Wenn Ihnen die Weine gefallen und Sie die Arbeit des Winzers wertschätzen, ist der Kauf einiger Flaschen die eleganteste Form des Dankes. Es muss nicht gleich der ganze Kofferraum sein, aber eine Kiste mit Ihren Favoriten zeigt Anerkennung und unterstützt das Handwerk. Was aber, wenn Ihnen partout kein Wein schmeckt? Hier ist Ehrlichkeit gepaart mit Höflichkeit der beste Weg. Bedanken Sie sich ausführlich für die Zeit und die interessanten Einblicke. Eine gute Formulierung wäre: „Vielen Dank für die spannende Verkostung.

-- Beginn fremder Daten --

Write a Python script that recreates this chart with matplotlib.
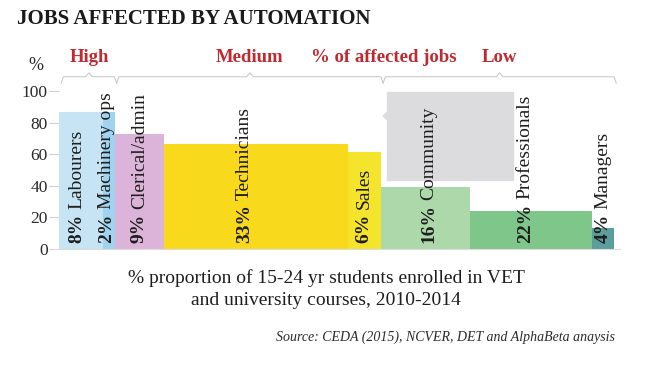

Ich möchte die Eindrücke erst einmal sacken lassen und komme bei Gelegenheit gerne wieder auf Sie zu.“ Dies lässt die Tür offen, ohne eine falsche Kaufabsicht zu signalisieren.
Übertragen auf Ihre private Verkostung bedeutet dies: Sie als Gastgeber sind der „Winzer“ des Abends. Sie haben Zeit und Geld investiert. Während Ihre Gäste natürlich nichts kaufen müssen, ist ihre volle Aufmerksamkeit und aktive Teilnahme der „Preis“, den sie zahlen. Es ist der Respekt vor Ihrer Mühe, der den Abend wertvoll macht. Die Auseinandersetzung mit dem Wein, das ehrliche Feedback und die gemeinsame Diskussion sind die Währung dieses besonderen Erlebnisses.
Letztendlich geht es um eine Haltung: Ob beim Winzer oder bei Freunden, eine Weinprobe ist ein Dialog. Seien Sie ein aufmerksamer, respektvoller und ehrlicher Teilnehmer, und Sie werden immer ein willkommener Gast sein. Beginnen Sie jetzt mit der Planung und verwandeln Sie Ihren nächsten Abend mit Freunden in ein unvergessliches, professionell geführtes Weinevent.